[Exercise task]:
Leave out the pictures and copy the remaining records exactly.

[Data entries]:
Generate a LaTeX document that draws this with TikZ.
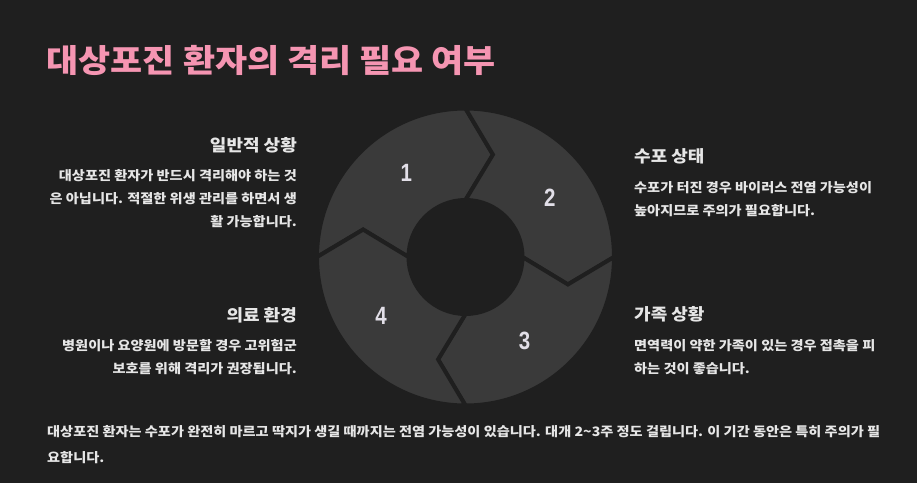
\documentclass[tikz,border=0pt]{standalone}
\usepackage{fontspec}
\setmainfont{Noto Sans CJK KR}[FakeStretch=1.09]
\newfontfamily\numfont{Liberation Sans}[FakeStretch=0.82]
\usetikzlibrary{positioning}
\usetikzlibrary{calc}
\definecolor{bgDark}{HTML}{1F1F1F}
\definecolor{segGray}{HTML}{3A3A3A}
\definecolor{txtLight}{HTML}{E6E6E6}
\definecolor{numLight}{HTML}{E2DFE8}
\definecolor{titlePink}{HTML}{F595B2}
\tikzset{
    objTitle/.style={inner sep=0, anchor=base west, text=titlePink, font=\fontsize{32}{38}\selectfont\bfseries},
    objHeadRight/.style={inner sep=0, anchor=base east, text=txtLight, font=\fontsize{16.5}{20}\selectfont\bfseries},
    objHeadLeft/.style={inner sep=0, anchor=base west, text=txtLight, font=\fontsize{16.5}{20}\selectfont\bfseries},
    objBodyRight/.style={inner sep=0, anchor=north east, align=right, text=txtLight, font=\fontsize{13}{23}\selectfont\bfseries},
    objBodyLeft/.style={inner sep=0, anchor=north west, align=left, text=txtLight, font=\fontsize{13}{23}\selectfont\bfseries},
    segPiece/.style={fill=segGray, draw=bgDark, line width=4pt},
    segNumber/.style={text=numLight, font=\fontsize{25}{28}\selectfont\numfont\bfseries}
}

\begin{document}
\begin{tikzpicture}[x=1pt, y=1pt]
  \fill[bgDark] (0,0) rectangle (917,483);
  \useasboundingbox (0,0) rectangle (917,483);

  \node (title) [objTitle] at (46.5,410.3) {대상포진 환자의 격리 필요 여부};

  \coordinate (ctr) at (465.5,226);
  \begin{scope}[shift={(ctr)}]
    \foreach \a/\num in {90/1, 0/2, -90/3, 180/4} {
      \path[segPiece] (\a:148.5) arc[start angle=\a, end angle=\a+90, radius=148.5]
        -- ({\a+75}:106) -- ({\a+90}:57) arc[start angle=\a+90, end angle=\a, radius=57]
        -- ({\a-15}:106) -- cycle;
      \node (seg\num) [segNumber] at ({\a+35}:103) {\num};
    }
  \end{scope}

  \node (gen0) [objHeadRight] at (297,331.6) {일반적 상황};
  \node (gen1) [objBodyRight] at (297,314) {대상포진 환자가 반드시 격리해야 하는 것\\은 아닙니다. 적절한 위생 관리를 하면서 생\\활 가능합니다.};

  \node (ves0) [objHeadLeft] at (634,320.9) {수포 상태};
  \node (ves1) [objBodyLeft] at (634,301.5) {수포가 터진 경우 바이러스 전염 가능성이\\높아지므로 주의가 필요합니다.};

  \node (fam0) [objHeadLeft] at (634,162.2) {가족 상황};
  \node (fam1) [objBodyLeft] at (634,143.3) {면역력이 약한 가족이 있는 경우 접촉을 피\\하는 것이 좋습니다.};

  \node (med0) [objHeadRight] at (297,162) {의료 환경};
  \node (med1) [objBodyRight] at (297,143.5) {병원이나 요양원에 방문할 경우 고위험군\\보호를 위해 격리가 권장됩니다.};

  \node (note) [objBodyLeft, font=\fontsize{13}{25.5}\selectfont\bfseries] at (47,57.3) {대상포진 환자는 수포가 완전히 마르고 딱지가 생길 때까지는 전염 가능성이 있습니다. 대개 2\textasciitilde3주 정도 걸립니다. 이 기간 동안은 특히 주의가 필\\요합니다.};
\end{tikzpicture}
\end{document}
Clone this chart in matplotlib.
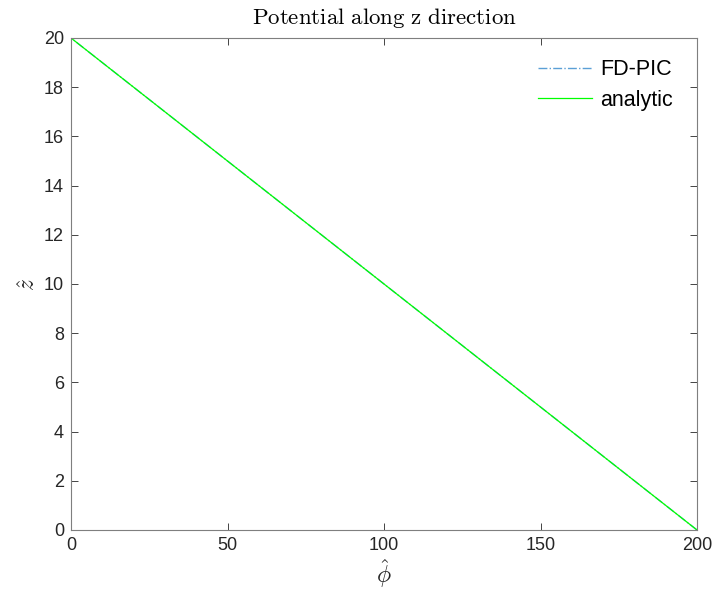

[Worked solution]:
Generate a LaTeX document that draws this with TikZ.
\documentclass[tikz,border=0pt]{standalone}
\usepackage{fontspec}
\setmainfont{Noto Sans CJK KR}[FakeStretch=1.09]
\newfontfamily\numfont{Liberation Sans}[FakeStretch=0.82]
\usetikzlibrary{positioning}
\usetikzlibrary{calc}
\definecolor{bgDark}{HTML}{1F1F1F}
\definecolor{segGray}{HTML}{3A3A3A}
\definecolor{txtLight}{HTML}{E6E6E6}
\definecolor{numLight}{HTML}{E2DFE8}
\definecolor{titlePink}{HTML}{F595B2}
\tikzset{
    objTitle/.style={inner sep=0, anchor=base west, text=titlePink, font=\fontsize{32}{38}\selectfont\bfseries},
    objHeadRight/.style={inner sep=0, anchor=base east, text=txtLight, font=\fontsize{16.5}{20}\selectfont\bfseries},
    objHeadLeft/.style={inner sep=0, anchor=base west, text=txtLight, font=\fontsize{16.5}{20}\selectfont\bfseries},
    objBodyRight/.style={inner sep=0, anchor=north east, align=right, text=txtLight, font=\fontsize{13}{23}\selectfont\bfseries},
    objBodyLeft/.style={inner sep=0, anchor=north west, align=left, text=txtLight, font=\fontsize{13}{23}\selectfont\bfseries},
    segPiece/.style={fill=segGray, draw=bgDark, line width=4pt},
    segNumber/.style={text=numLight, font=\fontsize{25}{28}\selectfont\numfont\bfseries}
}

\begin{document}
\begin{tikzpicture}[x=1pt, y=1pt]
  \fill[bgDark] (0,0) rectangle (917,483);
  \useasboundingbox (0,0) rectangle (917,483);

  \node (title) [objTitle] at (46.5,410.3) {대상포진 환자의 격리 필요 여부};

  \coordinate (ctr) at (465.5,226);
  \begin{scope}[shift={(ctr)}]
    \foreach \a/\num in {90/1, 0/2, -90/3, 180/4} {
      \path[segPiece] (\a:148.5) arc[start angle=\a, end angle=\a+90, radius=148.5]
        -- ({\a+75}:106) -- ({\a+90}:57) arc[start angle=\a+90, end angle=\a, radius=57]
        -- ({\a-15}:106) -- cycle;
      \node (seg\num) [segNumber] at ({\a+35}:103) {\num};
    }
  \end{scope}

  \node (gen0) [objHeadRight] at (297,331.6) {일반적 상황};
  \node (gen1) [objBodyRight] at (297,314) {대상포진 환자가 반드시 격리해야 하는 것\\은 아닙니다. 적절한 위생 관리를 하면서 생\\활 가능합니다.};

  \node (ves0) [objHeadLeft] at (634,320.9) {수포 상태};
  \node (ves1) [objBodyLeft] at (634,301.5) {수포가 터진 경우 바이러스 전염 가능성이\\높아지므로 주의가 필요합니다.};

  \node (fam0) [objHeadLeft] at (634,162.2) {가족 상황};
  \node (fam1) [objBodyLeft] at (634,143.3) {면역력이 약한 가족이 있는 경우 접촉을 피\\하는 것이 좋습니다.};

  \node (med0) [objHeadRight] at (297,162) {의료 환경};
  \node (med1) [objBodyRight] at (297,143.5) {병원이나 요양원에 방문할 경우 고위험군\\보호를 위해 격리가 권장됩니다.};

  \node (note) [objBodyLeft, font=\fontsize{13}{25.5}\selectfont\bfseries] at (47,57.3) {대상포진 환자는 수포가 완전히 마르고 딱지가 생길 때까지는 전염 가능성이 있습니다. 대개 2\textasciitilde3주 정도 걸립니다. 이 기간 동안은 특히 주의가 필\\요합니다.};
\end{tikzpicture}
\end{document}
Clone this chart in matplotlib.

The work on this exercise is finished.